2000's are marked by the intrusion of animals in his work. Reflections and thoughts upon society or innocence go through the representation of endangered and exploited species such as elephants or rhinoceros. He makes animals feel more human instead of using a zoologist or a naturalist approach. His technique changed but the themes continue to follow the same guideline: doubting and questioning over contemporary world and reflections, thought upon innocence and society. "We were born, we live, we die". According to him, that's the only interesting subject in art. He usually chooses to represent animals depending on his empathy for them. However and unconsciously, their symbolism may have a special meaning for him. Rabbit means the passing from our world to the world above, from childhood to adulthood, dream to reality. Horse symbolizes freedom and spaces. Bear is his totem.
His portraits seem to be very simple but they actually highlight serenity and refection upon what makes the essence of life and the identity of animals. The intensity of the looks give strenght to the portraits. Thierry Bisch doesn't use brushes and paint anymore. He used to paint animals in a dark charcoal monochorme on backgroungs like old soiled linen, discolored and distressed. Lately he's focusing on photography. He's one of the protagonists of the digital revolution. His work's evolving to a serial of photomontages whom subjects and symbolic are confronting childhood and adulthood, mysticism and realism, spiritual and religious. Such as the serial that represents several art dealers. He asked this question: how did the art market evolve and take such a big place in the economic market? Art dealers are represented as a work of work. Aren't they supposed to sell the works of art and not being one?
He set up his own style through his paintings and his photographs. A simple and direct style that knows how to transmit his reflections, thoughts and doubting. Through aluminum and a graphic palette, he sets up his photographs in the style of the Pop Art: flashy colors on a black background. Sometimes, little things (robots, balloons, planes.) float in the air, surrounding the figures and symbolizing fee spirits and thoughts.

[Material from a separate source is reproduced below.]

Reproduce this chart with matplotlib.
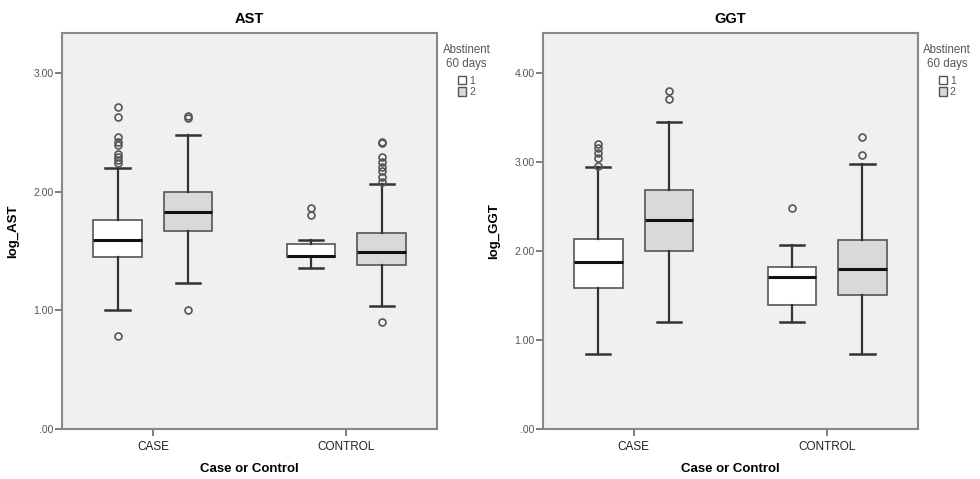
import matplotlib.pyplot as plt
from matplotlib.patches import Patch

plt.rcParams['font.family'] = ['Liberation Sans', 'DejaVu Sans']

groups = ["CASE", "CONTROL"]
abstinent = ["1", "2"]

# AST: CASE-1, CASE-2, CONTROL-1, CONTROL-2
ast_q1 = [1.45, 1.67, 1.45, 1.38]
ast_med = [1.59, 1.83, 1.46, 1.49]
ast_q3 = [1.76, 2.00, 1.56, 1.65]
ast_lo = [1.00, 1.23, 1.36, 1.04]
ast_hi = [2.20, 2.48, 1.59, 2.06]
ast_fliers = [
    [0.78, 2.24, 2.27, 2.29, 2.32, 2.39, 2.42, 2.46, 2.63, 2.71],
    [1.00, 2.62, 2.64],
    [1.80, 1.86],
    [0.90, 2.08, 2.12, 2.17, 2.21, 2.25, 2.29, 2.41, 2.42],
]

# GGT
ggt_q1 = [1.58, 2.00, 1.39, 1.51]
ggt_med = [1.88, 2.35, 1.71, 1.80]
ggt_q3 = [2.13, 2.69, 1.82, 2.12]
ggt_lo = [0.84, 1.20, 1.20, 0.84]
ggt_hi = [2.94, 3.45, 2.07, 2.98]
ggt_fliers = [
    [2.96, 3.05, 3.10, 3.16, 3.20],
    [3.71, 3.80],
    [2.48],
    [3.08, 3.28],
]

fig = plt.figure(figsize=(9.8, 4.79), dpi=100)
fig.patch.set_facecolor('white')

positions = [0.817, 1.183, 1.817, 2.183]
faces = ['white', '#d9d9d9', 'white', '#d9d9d9']


def draw(ax, title, ylabel, q1, med, q3, lo, hi, fliers, ymax, yticks):
    stats = []
    for i in range(4):
        stats.append(dict(q1=q1[i], med=med[i], q3=q3[i], whislo=lo[i],
                          whishi=hi[i], fliers=fliers[i]))
    bp = ax.bxp(stats, positions=positions, widths=0.25, capwidths=0.125,
                patch_artist=True, showfliers=True,
                boxprops=dict(edgecolor='#555555', linewidth=1.2),
                medianprops=dict(color='#111111', linewidth=2.2),
                whiskerprops=dict(color='#333333', linewidth=1.6),
                capprops=dict(color='#333333', linewidth=1.8),
                flierprops=dict(marker='o', markersize=5, markerfacecolor='none',
                                markeredgecolor='#555555', markeredgewidth=1.2))
    for patch, fc in zip(bp['boxes'], faces):
        patch.set_facecolor(fc)
    ax.set_facecolor('#f0f0f0')
    ax.set_xlim(0.53, 2.47)
    ax.set_ylim(0, ymax)
    ax.set_xticks([1, 2])
    ax.set_xticklabels(groups, fontsize=8.5, color='#222222')
    ax.set_yticks(yticks)
    ax.set_yticklabels(['.00' if t == 0 else '%.2f' % t for t in yticks],
                       fontsize=7.5, color='#555555')
    ax.tick_params(axis='both', direction='out', length=5, color='#666666', width=1.2)
    ax.tick_params(axis='x', pad=4)
    ax.tick_params(axis='y', pad=1)
    for s in ax.spines.values():
        s.set_color('#888888')
        s.set_linewidth(1.5)
    ax.set_title(title, fontsize=10.5, fontweight='bold', pad=7)
    ax.set_ylabel(ylabel, fontsize=9.5, fontweight='bold', labelpad=10)
    ax.set_xlabel('Case or Control', fontsize=9.5, fontweight='bold', labelpad=7)
    handles = [Patch(facecolor=f, edgecolor='#555555', label=a)
               for f, a in zip(['white', '#d9d9d9'], abstinent)]
    leg = ax.legend(handles=handles, title='Abstinent\n60 days', loc='upper left',
                    bbox_to_anchor=(0.995, 0.99), frameon=False, fontsize=7.5,
                    title_fontsize=8.3, handlelength=0.8, handleheight=0.9,
                    handletextpad=0.25, labelspacing=0.15, borderaxespad=0.3)
    leg.get_title().set_color('#555555')
    leg.get_title().set_multialignment('center')
    leg._legend_box.sep = 4
    for t in leg.get_texts():
        t.set_color('#555555')


ax1 = fig.add_axes([0.0633, 0.1044, 0.3827, 0.8267])
draw(ax1, 'AST', 'log_AST', ast_q1, ast_med, ast_q3, ast_lo, ast_hi, ast_fliers,
     3.336, [0, 1, 2, 3])

ax2 = fig.add_axes([0.554, 0.1044, 0.3827, 0.8267])
draw(ax2, 'GGT', 'log_GGT', ggt_q1, ggt_med, ggt_q3, ggt_lo, ggt_hi, ggt_fliers,
     4.45, [0, 1, 2, 3, 4])

fig.savefig('out.png', dpi=100)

The use of color has long been problematic for him.
Nicolas de Stael said: 'The first who told me that green is the grass and blue sky, I'll beat him up. ' Colors harmonize and balance a table. They involve an infinite number of combinations.
According to him, artists who belong to the Pop Art perfectly succeeded in processing of color with black circles, tint areas and splitting up of the compositions. Even if bulldogs and elephants are also represented in his bestiary, the "pink rabbit" remains his signature.